When a red team demonstrates a vulnerability in a staging environment on Friday, and the patch sits in a queue until the next scheduled maintenance window three weeks later, the exercise has revealed a systemic failure, not a technical one. The blue team analyst is competent. The change-management process was designed for stability. The timeline gap is the real vulnerability.

Tooling Fragmentation

Red teams often use bespoke attack frameworks—custom Python scripts, metasploit modules, tooling designed for speed and flexibility. Blue teams operate SIEM solutions, ticketing systems, monitoring stacks chosen for compliance and long-term data retention. When a red team discovery needs to flow into a blue team process, someone manually transcribes data: copying a hash from a PDF into a query, rewriting a script in a language the monitoring team understands, converting exploit output into alert criteria.

Each translation is a friction point and an opportunity for information loss. A skilled analyst can bridge this gap once or twice. Running a mature security operation requires the gap not to exist.

Permissions and Compartmentalisation

Offensive teams need broad access to test controls. Defensive teams need least-privilege isolation to limit blast radius. These constraints conflict, so they're usually solved by compartmentalising: red team gets a sandbox, blue team gets production, and they meet at a conference table once a quarter.

Genuine collaboration requires shared responsibility for outcomes. When red discovers a vulnerability, blue needs the ability to test a fix without waiting for a security review. When blue detects evasion, red needs production access to understand why. Neither of these is comfortable in most organisations, so they don't happen. The exercise stays theoretical.
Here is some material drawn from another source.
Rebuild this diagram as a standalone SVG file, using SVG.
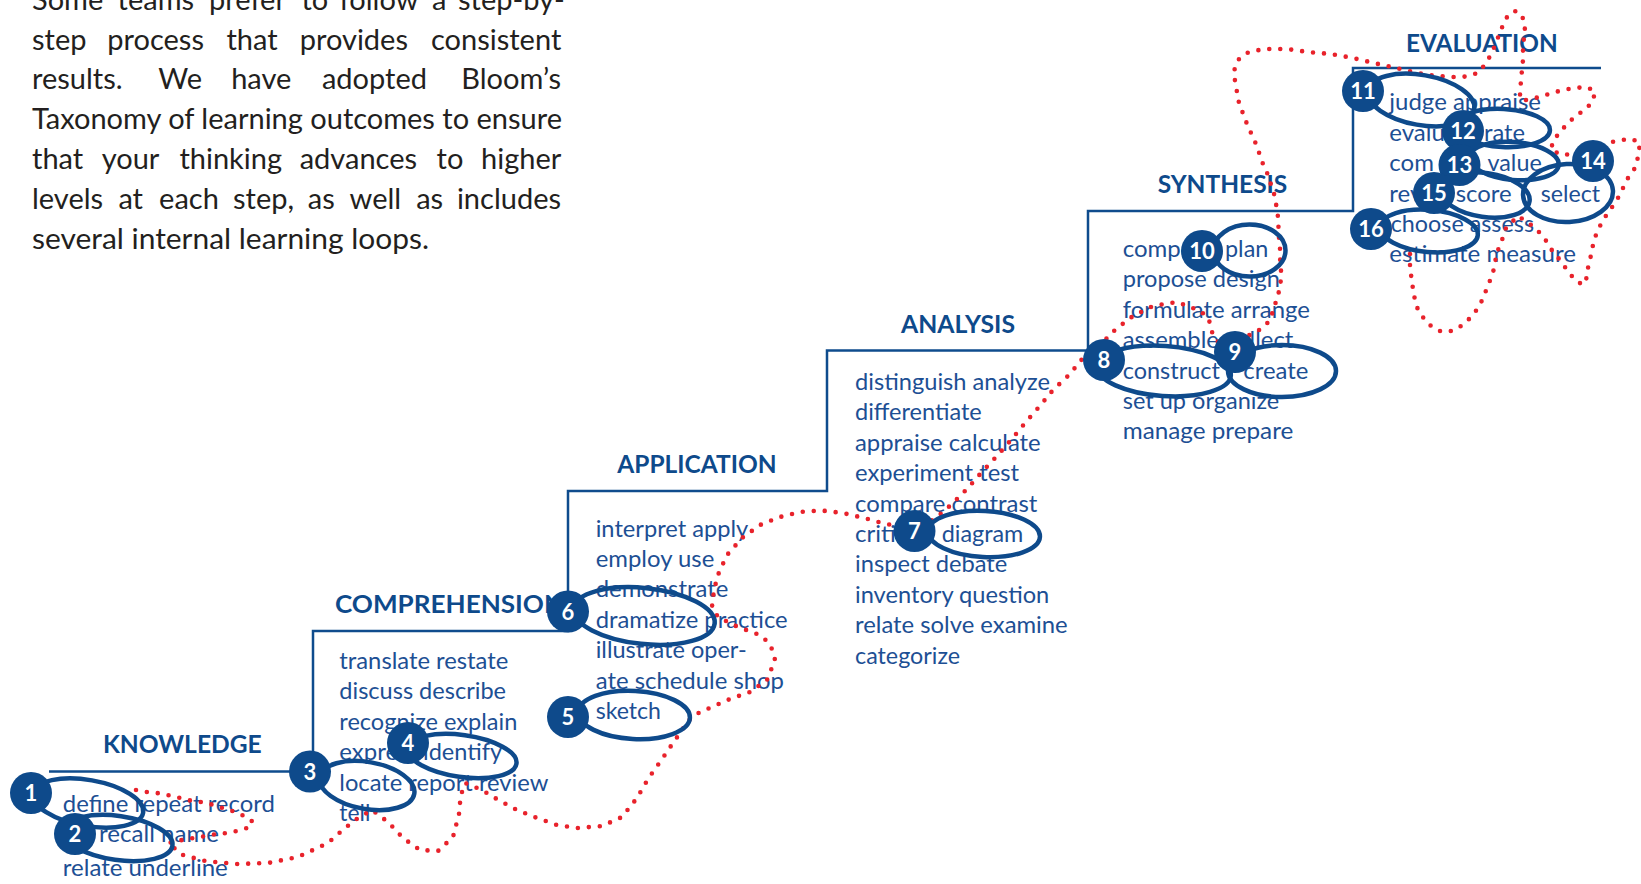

Moving Toward Real Integration

Infrastructure teams operating at hosting providers or managing private datacenters face a sharper version of this problem. A DDoS mitigation system that requires a human ticket before rate-limit rules can change is not fit for purpose. A vulnerability in a BGP configuration that needs approvals before deployment cannot be treated the same as a routine security patch.

Effective security at that scale requires making red and blue genuinely purple: removing the human transcription steps, giving both teams access to the same telemetry, and designing approval workflows around threat velocity rather than change management categories. A potential BGP hijack attempt should trigger automated hardening and human review in parallel, not serial queue.

This means treating some classes of change as incident response rather than maintenance. It means giving defenders the ability to deploy countermeasures under defined threat conditions. It means red teams generating output in formats that blue teams can consume programmatically.

The competence was never in question. The problem has always been process.